At least seven people have been killed, including three police officers, in the Somali capital, following the formation of a new anti-government alliance.
Violence has flared in Mogadishu over the past month
Armed insurgents staged a hit-and-run attack on a government base in north-east Mogadishu, leaving six dead, a police spokesman said.
Elsewhere, a police captain was shot dead by three men with pistols.
The new alliance has named former Islamist leader Sheikh Sharif Sheikh Ahmed as its chairman.
Prime Minister Mohamed Ghedi has criticised the new Eritrea-based grouping as "trouble-makers and terrorists".
"The government does not recognise the results of the so-called Asmara conference hosted by the Eritrean president, who is known to be the trouble-maker in the Horn of Africa," he said, according to the AP news agency.
The overnight Mogadishu attack was in Huriwa, seen as an insurgent stronghold.
"It was one of the heaviest attacks we have witnessed for months - they attacked us with a large number of fighters," said Abdi Hashi Aden, a police officer in the attacked camp.
Local resident Sahra Shiekh Muse said she witnessed a number of government soldiers forced to run out of the camp.
It is not clear whether Sheik Aweys will be an official in the alliance
Police spokesman Colonel Abdi Wahid Mohamed denied the claim.
The attacks came hours after a night-time curfew was relaxed for the Muslim holy month of Ramadan.
The new Alliance for the Liberation of Somalia (ALS) groups together former Islamists and opposition figures.
It aims to remove the Ethiopian-backed government by negotiation - or war.
"We have two-track options - first is the liberation of Somalia through military struggle, the second is through diplomatic efforts," said Zakariya Mahamud Abdi, spokesman for the Somali Congress.
The spokesman had a stark warning for Ethiopian troops, heavily deployed in Somalia since they rescued embattled transitional government forces last year.
"We warn Ethiopia to withdraw immediately. It is now or never and in a few weeks they will not have a route to withdraw," Abdi said.
Mr Ahmed has been named as ALS chairman and the head of its executive committee, Mr Abdi said.
After the Islamists were ousted from Mogadishu last December, western diplomats urged the government to seek reconciliation with those seen as moderates, such as Mr Ahmed.
Former speaker of parliament Sherif Hassan Sheikh Adan has been named as chairman of the central committee, seen as the equivalent of a parliament.

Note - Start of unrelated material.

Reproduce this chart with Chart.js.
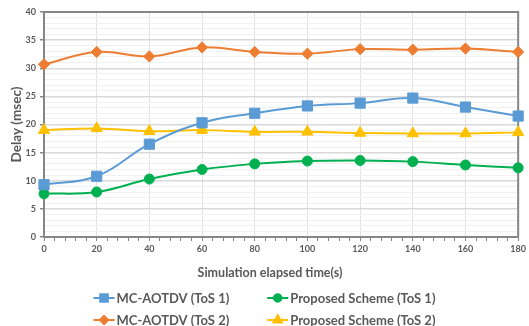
<!DOCTYPE html>
<html>
<head>
<meta charset="utf-8">
<script src="https://cdn.jsdelivr.net/npm/chart.js@4.4.0/dist/chart.umd.min.js"></script>
<style>
  html, body { margin: 0; padding: 0; background: #ffffff; }
  #wrap { width: 529px; height: 326px; }
</style>
</head>
<body>
<div id="wrap"><canvas id="chart" width="529" height="326"></canvas></div>
<script>
// Simulation time (s) at which delay was sampled
const times = [0, 20, 40, 60, 80, 100, 120, 140, 160, 180];

// Average delay (msec) per scheme and type of service
const mcAotdvTos1   = [9.3, 10.8, 16.5, 20.3, 22.0, 23.3, 23.8, 24.7, 23.1, 21.5];
const mcAotdvTos2   = [30.7, 32.9, 32.1, 33.7, 32.9, 32.6, 33.4, 33.3, 33.5, 32.9];
const proposedTos1  = [7.7, 8.0, 10.3, 12.0, 13.0, 13.5, 13.6, 13.4, 12.8, 12.3];
const proposedTos2  = [19.0, 19.3, 18.8, 19.0, 18.7, 18.7, 18.5, 18.4, 18.4, 18.6];

const seriesNames = ['MC-AOTDV (ToS 1)', 'MC-AOTDV (ToS 2)', 'Proposed Scheme (ToS 1)', 'Proposed Scheme (ToS 2)'];

// Axis settings
const yMin = 0, yMax = 40, yMajor = 5;
const xMin = 0, xMax = 180, xMajor = 20, xMinor = 4;
const xTitle = 'Simulation elapsed time(s)';
const yTitle = 'Delay (msec)';

const FONT = 'Lato, "Open Sans", "DejaVu Sans", sans-serif';
const TEXT = '#595959';
const AXIS = '#868686';

function pairs(values) {
  return values.map((v, i) => ({ x: times[i], y: v }));
}

function series(label, values, color, style, radius) {
  return {
    label,
    data: pairs(values),
    borderColor: color,
    backgroundColor: color,
    borderWidth: 2,
    pointStyle: style,
    pointRadius: radius,
    pointHoverRadius: radius,
    pointBackgroundColor: color,
    pointBorderColor: color,
    pointBorderWidth: 1,
    tension: 0.4,
    clip: false,
    fill: false
  };
}

const datasets = [
  series(seriesNames[0], mcAotdvTos1, '#5B9BD5', 'rect', 7.2),
  series(seriesNames[1], mcAotdvTos2, '#ED7D31', 'rectRot', 5.6),
  series(seriesNames[2], proposedTos1, '#00B050', 'circle', 5),
  series(seriesNames[3], proposedTos2, '#FFC000', 'triangle', 6.5)
];

// Legend entries laid out two per row: ToS 1 on the first row, ToS 2 below
const legendGrid = [[0, 2], [1, 3]];

const framePlugin = {
  id: 'plotFrame',
  beforeDatasetsDraw(chart) {
    const { ctx, chartArea: a } = chart;
    ctx.save();
    ctx.strokeStyle = AXIS;
    ctx.lineWidth = 2;
    ctx.beginPath();
    ctx.moveTo(a.left, a.top);
    ctx.lineTo(a.right, a.top);
    ctx.lineTo(a.right, a.bottom);
    ctx.stroke();
    ctx.restore();
  },
  afterDraw(chart) {
    const { ctx } = chart;
    ctx.save();
    // x axis title
    ctx.fillStyle = TEXT;
    ctx.font = 'bold 12.5px ' + FONT;
    ctx.textAlign = 'center';
    ctx.textBaseline = 'middle';
    ctx.fillText(xTitle, 270, 273);

    // legend
    ctx.font = 'bold 13px ' + FONT;
    const lineLen = 21, gapText = 2, colGap = 38, rowY = [298, 320];
    const colW = [0, 1].map(c => Math.max(...legendGrid.map(r => ctx.measureText(chart.data.datasets[r[c]].label).width)));
    const total = lineLen + gapText + colW[0] + colGap + lineLen + gapText + colW[1];
    let x0 = (chart.width - total) / 2;
    const colX = [x0, x0 + lineLen + gapText + colW[0] + colGap];
    legendGrid.forEach((row, r) => {
      row.forEach((di, c) => {
        const ds = chart.data.datasets[di];
        const lx = colX[c], ly = rowY[r];
        ctx.strokeStyle = ds.borderColor;
        ctx.lineWidth = 2;
        ctx.beginPath();
        ctx.moveTo(lx, ly);
        ctx.lineTo(lx + lineLen, ly);
        ctx.stroke();
        ctx.fillStyle = ds.backgroundColor;
        Chart.helpers.drawPoint(ctx, {
          pointStyle: ds.pointStyle,
          radius: ds.pointRadius * 0.75,
          rotation: 0,
          borderWidth: 1
        }, lx + lineLen / 2, ly);
        ctx.fillStyle = TEXT;
        ctx.textAlign = 'left';
        ctx.fillText(ds.label, lx + lineLen + gapText, ly + 0.5);
      });
    });
    ctx.restore();
  }
};

new Chart(document.getElementById('chart'), {
  type: 'line',
  data: { datasets },
  options: {
    responsive: false,
    animation: false,
    layout: { padding: { top: 12, right: 9, bottom: 45, left: 0 } },
    plugins: {
      legend: { display: false },
      tooltip: { enabled: false }
    },
    scales: {
      x: {
        type: 'linear',
        min: xMin,
        max: xMax,
        afterFit(scale) { scale.height = 44; },
        ticks: {
          stepSize: xMinor,
          autoSkip: false,
          maxRotation: 0,
          padding: 3,
          color: TEXT,
          font: { family: FONT, size: 9, weight: 'bold' },
          callback: v => (v % xMajor === 0 ? String(v) : '')
        },
        grid: {
          color: c => (c.tick && c.tick.value % xMajor === 0 ? '#e2e2e2' : 'rgba(0,0,0,0)'),
          lineWidth: 1,
          tickColor: AXIS,
          tickLength: 4,
          drawOnChartArea: true
        },
        border: { color: AXIS, width: 2 },
        title: { display: false }
      },
      y: {
        min: yMin,
        max: yMax,
        afterFit(scale) { scale.width = 44; },
        ticks: {
          stepSize: 1,
          autoSkip: false,
          padding: 4,
          color: TEXT,
          font: { family: FONT, size: 9, weight: 'bold' },
          callback: v => (v % yMajor === 0 ? String(v) : '')
        },
        grid: {
          color: c => (c.tick && c.tick.value % yMajor === 0 ? '#d9d9d9' : '#f1f1f1'),
          lineWidth: c => (c.tick && c.tick.value % yMajor === 0 ? 1.5 : 1),
          tickColor: c => (c.tick && c.tick.value % yMajor === 0 ? AXIS : 'rgba(0,0,0,0)'),
          tickLength: 4
        },
        border: { color: AXIS, width: 2 },
        title: {
          display: true,
          text: yTitle,
          color: TEXT,
          font: { family: FONT, size: 13.5, weight: 'bold' },
          padding: { top: 9, bottom: 0 }
        }
      }
    }
  },
  plugins: [framePlugin]
});
</script>
</body>
</html>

Islamists hold 45% of seats in the committee, compared to 25% to MPs like Mr Adan, who have fallen out with the government.
Other seats are held by members of the diaspora and civil society.

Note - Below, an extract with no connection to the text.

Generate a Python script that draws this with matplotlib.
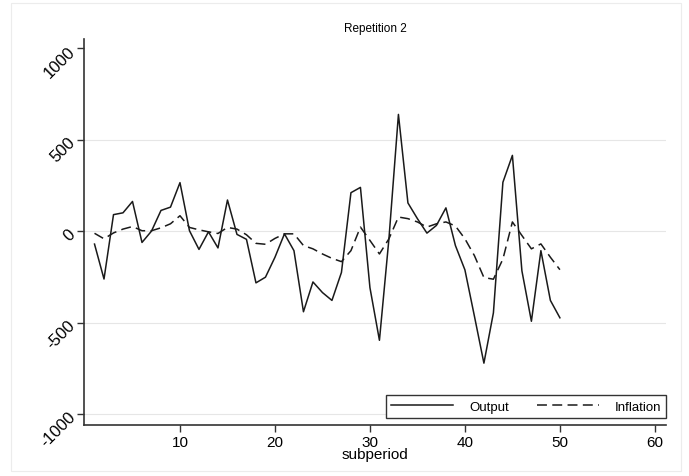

Sheikh Hassan Dahir Aweys, an architect of the Mogadishu insurgency and on the US list of terror suspects, says he does not hold a position in the alliance.
His presence at the talks led the US to threaten to include Eritrea as a state sponsor of terrorism.
Since their defeat by Ethiopia's vastly superior military force in December last year, the Islamists have resorted to guerrilla tactics, launching daily hit-and-run attacks on targets, mainly in Mogadishu.
The UN refugee agency says some 400,000 people have fled the fighting in the capital in the past four months as a result of the surge in violence.
The Islamists, along with other opposition leaders like Hussain Aideed, boycotted a reconciliation meeting sponsored by the transitional government last month.
Instead they chose to organise a meeting hosted by Ethiopia's arch-enemy, Eritrea.
Ethiopian Prime Minister Meles Zenawi has said his troops will withdraw once an African Union peacekeeping force arrives in Mogadishu.
But pledges by AU nations to contribute troops to the planned 7,000-strong peacekeeping mission have yet to be honoured and so far only 1,600 Ugandan soldiers have been deployed.